■ What needs to be done:
Leave out the pictures and reproduce all of the data exactly.
----
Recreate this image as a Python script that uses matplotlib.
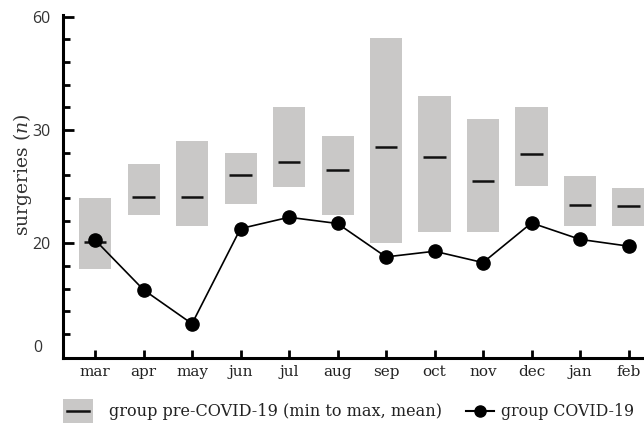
import matplotlib
matplotlib.use('Agg')
import matplotlib.pyplot as plt
import numpy as np
from matplotlib.patches import Rectangle
from matplotlib.lines import Line2D

months = ['mar', 'apr', 'may', 'jun', 'jul', 'aug', 'sep', 'oct', 'nov', 'dec', 'jan', 'feb']
pre_min = [17.7, 22.5, 21.5, 23.5, 25.0, 22.5, 20.0, 21.0, 21.0, 25.1, 21.5, 21.5]
pre_max = [24.0, 27.0, 29.0, 28.0, 32.0, 29.5, 38.1, 33.0, 31.0, 32.0, 25.9, 24.9]
pre_mean = [20.1, 24.1, 24.1, 26.0, 27.15, 26.45, 28.5, 27.6, 25.5, 27.85, 23.4, 23.3]
covid = [20.3, 15.9, 12.9, 21.3, 22.3, 21.75, 18.8, 19.3, 18.3, 21.8, 20.35, 19.75]
ytick_vals = [20, 30, 40]
ytick_labels = ['20', '30', '60']
ybottom_label = '0'
legend_labels = ['group pre-COVID-19 (min to max, mean)', 'group COVID-19']

W, H = 644, 425
plt.rcParams['mathtext.fontset'] = 'dejavuserif'
fig = plt.figure(figsize=(W / 100, H / 100), dpi=100)
ax = fig.add_axes([63 / W, (H - 358.3) / H, (652.75 - 63) / W, (358.3 - 14.5) / H])

x = np.arange(len(months))
box_color = '#c9c8c7'
lo = np.array(pre_min)
hi = np.array(pre_max)
ax.bar(x, hi - lo, bottom=lo, width=0.66, color=box_color, zorder=1)
ax.hlines(pre_mean, x - 0.235, x + 0.235, color='#111111', lw=1.8, zorder=2)
ax.plot(x, covid, '-o', color='black', ms=9.5, lw=1.2, zorder=3)

ax.set_xlim(-0.66, 11.5)
ax.set_ylim(9.85, 40.2)

for s in ['top', 'right']:
    ax.spines[s].set_visible(False)
for s in ['left', 'bottom']:
    ax.spines[s].set_linewidth(2.2)
    ax.spines[s].set_color('black')
    ax.spines[s].set_capstyle('projecting')

ax.set_xticks(x)
ax.set_xticklabels(months, fontfamily='DejaVu Serif', fontsize=11, color='#222222')
ax.tick_params(axis='x', direction='in', length=6, width=2, pad=5)

ax.set_yticks(ytick_vals)
ax.set_yticklabels(ytick_labels, fontfamily='Open Sans', fontsize=11.5, color='#333333')
minor = [v for v in range(12, 40, 2) if v not in ytick_vals]
ax.set_yticks(minor, minor=True)
ax.tick_params(axis='y', which='major', direction='in', length=8, width=2, pad=9)
ax.tick_params(axis='y', which='minor', direction='in', length=5, width=2)
ax.text(-0.035, 10.8, ybottom_label, transform=ax.get_yaxis_transform(), ha='right', va='center',
        fontfamily='Open Sans', fontsize=11.5, color='#333333')

fig.text(22 / W, 1 - 175 / H, r'surgeries ($\mathit{n}$)', rotation=90, ha='center', va='center',
         fontfamily='DejaVu Serif', fontsize=13.5, color='#333333')

# legend
fig.patches.append(Rectangle((63 / W, 1 - 423 / H), 30 / W, 24 / H, transform=fig.transFigure,
                             facecolor=box_color, edgecolor='none'))
fig.lines.append(Line2D([67 / W, 89 / W], [1 - 411 / H] * 2, transform=fig.transFigure, color='#111111', lw=1.8))
fig.text(109 / W, 1 - 411 / H, legend_labels[0], ha='left', va='center', fontfamily='DejaVu Serif',
         fontsize=11.6, color='#222222')
fig.lines.append(Line2D([466 / W, 494 / W], [1 - 411 / H] * 2, transform=fig.transFigure, color='black', lw=1.5))
fig.lines.append(Line2D([480 / W], [1 - 411 / H], transform=fig.transFigure, color='black', marker='o', ms=8, lw=0))
fig.text(501 / W, 1 - 411 / H, legend_labels[1], ha='left', va='center', fontfamily='DejaVu Serif',
         fontsize=11.3, color='#222222')

fig.savefig('out.png', dpi=100)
----
■ Task response:
Recreate this image as a Python script that uses matplotlib.
import matplotlib
matplotlib.use('Agg')
import matplotlib.pyplot as plt
import numpy as np
from matplotlib.patches import Rectangle
from matplotlib.lines import Line2D

months = ['mar', 'apr', 'may', 'jun', 'jul', 'aug', 'sep', 'oct', 'nov', 'dec', 'jan', 'feb']
pre_min = [17.7, 22.5, 21.5, 23.5, 25.0, 22.5, 20.0, 21.0, 21.0, 25.1, 21.5, 21.5]
pre_max = [24.0, 27.0, 29.0, 28.0, 32.0, 29.5, 38.1, 33.0, 31.0, 32.0, 25.9, 24.9]
pre_mean = [20.1, 24.1, 24.1, 26.0, 27.15, 26.45, 28.5, 27.6, 25.5, 27.85, 23.4, 23.3]
covid = [20.3, 15.9, 12.9, 21.3, 22.3, 21.75, 18.8, 19.3, 18.3, 21.8, 20.35, 19.75]
ytick_vals = [20, 30, 40]
ytick_labels = ['20', '30', '60']
ybottom_label = '0'
legend_labels = ['group pre-COVID-19 (min to max, mean)', 'group COVID-19']

W, H = 644, 425
plt.rcParams['mathtext.fontset'] = 'dejavuserif'
fig = plt.figure(figsize=(W / 100, H / 100), dpi=100)
ax = fig.add_axes([63 / W, (H - 358.3) / H, (652.75 - 63) / W, (358.3 - 14.5) / H])

x = np.arange(len(months))
box_color = '#c9c8c7'
lo = np.array(pre_min)
hi = np.array(pre_max)
ax.bar(x, hi - lo, bottom=lo, width=0.66, color=box_color, zorder=1)
ax.hlines(pre_mean, x - 0.235, x + 0.235, color='#111111', lw=1.8, zorder=2)
ax.plot(x, covid, '-o', color='black', ms=9.5, lw=1.2, zorder=3)

ax.set_xlim(-0.66, 11.5)
ax.set_ylim(9.85, 40.2)

for s in ['top', 'right']:
    ax.spines[s].set_visible(False)
for s in ['left', 'bottom']:
    ax.spines[s].set_linewidth(2.2)
    ax.spines[s].set_color('black')
    ax.spines[s].set_capstyle('projecting')

ax.set_xticks(x)
ax.set_xticklabels(months, fontfamily='DejaVu Serif', fontsize=11, color='#222222')
ax.tick_params(axis='x', direction='in', length=6, width=2, pad=5)

ax.set_yticks(ytick_vals)
ax.set_yticklabels(ytick_labels, fontfamily='Open Sans', fontsize=11.5, color='#333333')
minor = [v for v in range(12, 40, 2) if v not in ytick_vals]
ax.set_yticks(minor, minor=True)
ax.tick_params(axis='y', which='major', direction='in', length=8, width=2, pad=9)
ax.tick_params(axis='y', which='minor', direction='in', length=5, width=2)
ax.text(-0.035, 10.8, ybottom_label, transform=ax.get_yaxis_transform(), ha='right', va='center',
        fontfamily='Open Sans', fontsize=11.5, color='#333333')

fig.text(22 / W, 1 - 175 / H, r'surgeries ($\mathit{n}$)', rotation=90, ha='center', va='center',
         fontfamily='DejaVu Serif', fontsize=13.5, color='#333333')

# legend
fig.patches.append(Rectangle((63 / W, 1 - 423 / H), 30 / W, 24 / H, transform=fig.transFigure,
                             facecolor=box_color, edgecolor='none'))
fig.lines.append(Line2D([67 / W, 89 / W], [1 - 411 / H] * 2, transform=fig.transFigure, color='#111111', lw=1.8))
fig.text(109 / W, 1 - 411 / H, legend_labels[0], ha='left', va='center', fontfamily='DejaVu Serif',
         fontsize=11.6, color='#222222')
fig.lines.append(Line2D([466 / W, 494 / W], [1 - 411 / H] * 2, transform=fig.transFigure, color='black', lw=1.5))
fig.lines.append(Line2D([480 / W], [1 - 411 / H], transform=fig.transFigure, color='black', marker='o', ms=8, lw=0))
fig.text(501 / W, 1 - 411 / H, legend_labels[1], ha='left', va='center', fontfamily='DejaVu Serif',
         fontsize=11.3, color='#222222')

fig.savefig('out.png', dpi=100)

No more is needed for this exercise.